I don't fit in one, but then again I don't fit in much of anything. Tried one out during the Early goose season and my head stuck out the hole. You should have seen my last hunt trying to get in a power hunter, absolutely ridiculous.


----------



## jbrotz (Dec 13, 2004)

Chris -

I just got two of them in last night.

If you want to take a look you should pm me - I'm in N Bismarck.

Pretty sweet - might need an extra pad for the bar across the bottom.

Justin


----------



## nodakoutdoors.com (Feb 27, 2002)

I got a Ground Force the other month.

A couple things:

1) The stubble straps are not horizontal like the Migrator, they are vertical like all the rest.

2) The bar in the back sucks and can be uncomfortable.

3) For some weird reason, they decided to use screws for the doors instead of clips like every other blind ever made. I've already lost a screw and I keep forgetting to bring a screwdriver in the field (yes, the blind requires a screwdriver for assembly). So I now just leave the doors connected.

Those are the 3 cons. The blind is low profile, lightweight and does setup easily (remember, I put it away setup). Nice blind, but still a long ways from being THE blind to use in my opinion.


----------



## Bloodyblinddoors (Oct 25, 2006)

Try an S.U.B.. Take a bit longer to set up but are low profile and very comfy. Sat in a Ground force once and noticed the bar on my lower back immediately.


----------



## turkishgold11 (Oct 25, 2004)

Chris Hustad said:


> I got a Ground Force the other month.
> 
> A couple things:
> 
> ...


Well I personally have only hunted out of one once, and as far as I am concerned it like it more than my finisher.

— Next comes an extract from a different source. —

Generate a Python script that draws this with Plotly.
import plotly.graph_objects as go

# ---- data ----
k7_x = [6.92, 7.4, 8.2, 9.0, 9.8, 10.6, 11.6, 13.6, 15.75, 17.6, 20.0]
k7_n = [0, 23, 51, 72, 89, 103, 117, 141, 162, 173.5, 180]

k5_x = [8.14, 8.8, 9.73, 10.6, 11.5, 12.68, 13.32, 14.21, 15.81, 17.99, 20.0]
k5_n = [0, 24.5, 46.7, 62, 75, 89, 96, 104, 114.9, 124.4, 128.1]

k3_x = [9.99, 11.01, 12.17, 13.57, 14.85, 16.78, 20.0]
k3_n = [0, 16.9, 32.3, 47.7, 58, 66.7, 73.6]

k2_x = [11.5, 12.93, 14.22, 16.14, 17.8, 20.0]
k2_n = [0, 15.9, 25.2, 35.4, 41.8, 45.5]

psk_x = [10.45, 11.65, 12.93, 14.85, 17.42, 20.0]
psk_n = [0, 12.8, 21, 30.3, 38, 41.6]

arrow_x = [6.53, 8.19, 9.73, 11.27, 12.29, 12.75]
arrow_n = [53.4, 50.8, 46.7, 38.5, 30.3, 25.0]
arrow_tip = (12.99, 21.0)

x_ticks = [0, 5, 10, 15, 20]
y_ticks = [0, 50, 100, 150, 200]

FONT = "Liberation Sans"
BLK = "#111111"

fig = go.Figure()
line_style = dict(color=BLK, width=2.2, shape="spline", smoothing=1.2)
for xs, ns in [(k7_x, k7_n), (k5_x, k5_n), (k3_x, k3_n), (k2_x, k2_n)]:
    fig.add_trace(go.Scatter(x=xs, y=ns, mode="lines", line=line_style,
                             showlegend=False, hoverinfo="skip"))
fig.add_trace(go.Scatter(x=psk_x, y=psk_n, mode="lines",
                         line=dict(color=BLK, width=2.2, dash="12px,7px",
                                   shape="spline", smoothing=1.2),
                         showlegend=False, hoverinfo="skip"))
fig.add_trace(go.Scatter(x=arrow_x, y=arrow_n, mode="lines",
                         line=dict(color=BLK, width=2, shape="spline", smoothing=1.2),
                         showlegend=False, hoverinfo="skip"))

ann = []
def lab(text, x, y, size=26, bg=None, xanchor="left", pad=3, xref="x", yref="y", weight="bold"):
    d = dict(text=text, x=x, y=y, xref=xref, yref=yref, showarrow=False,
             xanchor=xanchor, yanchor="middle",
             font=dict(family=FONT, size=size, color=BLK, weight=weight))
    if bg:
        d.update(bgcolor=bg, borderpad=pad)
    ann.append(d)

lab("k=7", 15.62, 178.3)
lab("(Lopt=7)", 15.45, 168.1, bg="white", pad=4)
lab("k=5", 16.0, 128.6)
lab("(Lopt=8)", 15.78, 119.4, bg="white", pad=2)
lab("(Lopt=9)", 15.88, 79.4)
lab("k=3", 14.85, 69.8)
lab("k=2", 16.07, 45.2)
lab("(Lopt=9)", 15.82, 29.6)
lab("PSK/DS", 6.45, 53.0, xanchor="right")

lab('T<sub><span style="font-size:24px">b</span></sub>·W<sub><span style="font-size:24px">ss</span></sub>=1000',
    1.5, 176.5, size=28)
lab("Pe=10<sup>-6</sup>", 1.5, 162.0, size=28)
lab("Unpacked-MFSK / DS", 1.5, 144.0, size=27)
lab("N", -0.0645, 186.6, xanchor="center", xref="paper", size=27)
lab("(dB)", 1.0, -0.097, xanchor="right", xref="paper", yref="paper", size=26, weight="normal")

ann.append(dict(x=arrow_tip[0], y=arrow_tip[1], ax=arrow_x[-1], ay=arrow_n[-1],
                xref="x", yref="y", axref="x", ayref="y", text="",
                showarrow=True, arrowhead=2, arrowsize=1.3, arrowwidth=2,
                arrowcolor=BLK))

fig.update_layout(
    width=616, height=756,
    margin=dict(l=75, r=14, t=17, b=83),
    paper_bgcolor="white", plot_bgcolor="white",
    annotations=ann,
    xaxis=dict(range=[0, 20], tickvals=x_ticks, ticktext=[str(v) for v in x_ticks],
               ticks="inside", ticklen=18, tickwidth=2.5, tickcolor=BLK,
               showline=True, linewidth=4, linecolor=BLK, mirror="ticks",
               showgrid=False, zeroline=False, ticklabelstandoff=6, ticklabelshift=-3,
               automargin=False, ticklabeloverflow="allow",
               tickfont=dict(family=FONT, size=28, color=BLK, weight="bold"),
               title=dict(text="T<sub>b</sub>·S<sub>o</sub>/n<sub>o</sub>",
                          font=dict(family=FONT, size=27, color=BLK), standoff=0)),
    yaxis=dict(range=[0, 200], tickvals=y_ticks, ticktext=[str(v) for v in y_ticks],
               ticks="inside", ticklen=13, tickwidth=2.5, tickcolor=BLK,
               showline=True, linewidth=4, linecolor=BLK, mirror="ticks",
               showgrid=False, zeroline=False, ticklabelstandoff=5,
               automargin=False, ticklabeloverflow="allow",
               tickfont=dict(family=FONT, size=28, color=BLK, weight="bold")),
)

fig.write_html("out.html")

What is "THE BLIND" to use in your opinion chris?


----------



## nodakoutdoors.com (Feb 27, 2002)

turkishgold11 said:


> What is "THE BLIND" to use in your opinion chris?

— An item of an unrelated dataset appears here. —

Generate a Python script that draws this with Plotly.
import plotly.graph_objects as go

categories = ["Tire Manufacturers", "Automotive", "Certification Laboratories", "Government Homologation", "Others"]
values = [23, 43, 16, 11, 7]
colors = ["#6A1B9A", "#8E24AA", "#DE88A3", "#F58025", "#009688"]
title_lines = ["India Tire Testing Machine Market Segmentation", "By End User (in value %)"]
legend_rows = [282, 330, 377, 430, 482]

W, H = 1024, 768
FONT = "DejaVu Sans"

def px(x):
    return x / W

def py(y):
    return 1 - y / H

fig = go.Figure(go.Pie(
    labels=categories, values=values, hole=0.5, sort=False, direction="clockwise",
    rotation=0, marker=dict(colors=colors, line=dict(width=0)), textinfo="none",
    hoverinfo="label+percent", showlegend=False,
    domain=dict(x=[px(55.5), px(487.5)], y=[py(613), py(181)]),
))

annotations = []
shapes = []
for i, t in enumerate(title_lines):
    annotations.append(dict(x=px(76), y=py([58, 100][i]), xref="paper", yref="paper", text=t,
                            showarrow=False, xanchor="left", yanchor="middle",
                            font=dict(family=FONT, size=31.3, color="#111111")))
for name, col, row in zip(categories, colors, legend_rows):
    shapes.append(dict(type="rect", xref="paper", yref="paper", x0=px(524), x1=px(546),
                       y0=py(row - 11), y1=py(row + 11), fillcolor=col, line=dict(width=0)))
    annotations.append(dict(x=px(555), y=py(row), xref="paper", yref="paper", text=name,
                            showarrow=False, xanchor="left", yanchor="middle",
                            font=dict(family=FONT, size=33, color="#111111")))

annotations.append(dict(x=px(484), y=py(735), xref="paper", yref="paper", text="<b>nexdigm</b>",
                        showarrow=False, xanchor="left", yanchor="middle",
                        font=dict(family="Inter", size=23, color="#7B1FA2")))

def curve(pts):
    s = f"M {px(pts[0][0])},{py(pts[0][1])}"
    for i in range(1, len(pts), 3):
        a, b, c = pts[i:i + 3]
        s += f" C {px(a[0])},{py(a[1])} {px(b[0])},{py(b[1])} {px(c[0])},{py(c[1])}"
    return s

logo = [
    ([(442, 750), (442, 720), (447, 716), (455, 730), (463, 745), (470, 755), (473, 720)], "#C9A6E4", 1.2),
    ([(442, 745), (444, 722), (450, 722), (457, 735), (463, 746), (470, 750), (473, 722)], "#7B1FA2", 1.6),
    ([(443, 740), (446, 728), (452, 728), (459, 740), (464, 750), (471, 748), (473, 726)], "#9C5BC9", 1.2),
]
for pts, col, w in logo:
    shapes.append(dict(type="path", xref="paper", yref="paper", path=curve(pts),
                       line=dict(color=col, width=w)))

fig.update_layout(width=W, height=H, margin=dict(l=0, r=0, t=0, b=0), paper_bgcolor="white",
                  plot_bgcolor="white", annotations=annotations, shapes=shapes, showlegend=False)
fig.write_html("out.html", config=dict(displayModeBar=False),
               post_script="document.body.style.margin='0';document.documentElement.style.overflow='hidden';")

It hasn't been made yet, but sooner or later the industry will get it right. :wink:


----------



## turkishgold11 (Oct 25, 2004)

HA HA HA, yeah let hope that it is sooner rather than later.


----------



## Jon_Lee (Jul 13, 2006)

Chris, you should not have to take the doors off at the hinge point.
In the middle of the door under the zipper there is a sleeve that slides, when you pull that sleeve down you'll see the door frame is shock corded.
If you have any questions PM me, it should only take 30 seconds to take this blind down or set it up.


----------



## nodakoutdoors.com (Feb 27, 2002)

Thanks for the tips Jon. I never claimed I was the most mechanical in the bunch and old blind setup habits are hard to break. I'll have to look closer I guess.


----------



## wtrfowlhunter (Nov 22, 2005)

does anyone put their dog in the ground force bilnd with them?


----------



## USAlx50 (Nov 30, 2004)

no way my dog would ever fit with me.. But i keep a bunch of shells, the mojo case(s) and possibly a few birds with me. My lab is 90 lbs too so that adds all the more reason he wouldn't fit. There isn't a whole lot of extra room, it is a pretty small blind.


----------



## bowhuntr4ever (Oct 12, 2005)

Bloodyblinddoors said:


> Try an S.U.B.. Take a bit longer to set up but are low profile and very comfy. Sat in a Ground force once and noticed the bar on my lower back immediately.


your right on that
final Approach's are the only blind


----------



## Zekeland (Oct 6, 2005)

> does anyone put their dog in the ground force bilnd with them?


No way!!!, not in any blind but their own!!!!

Safety, safety, safety!!!!


----------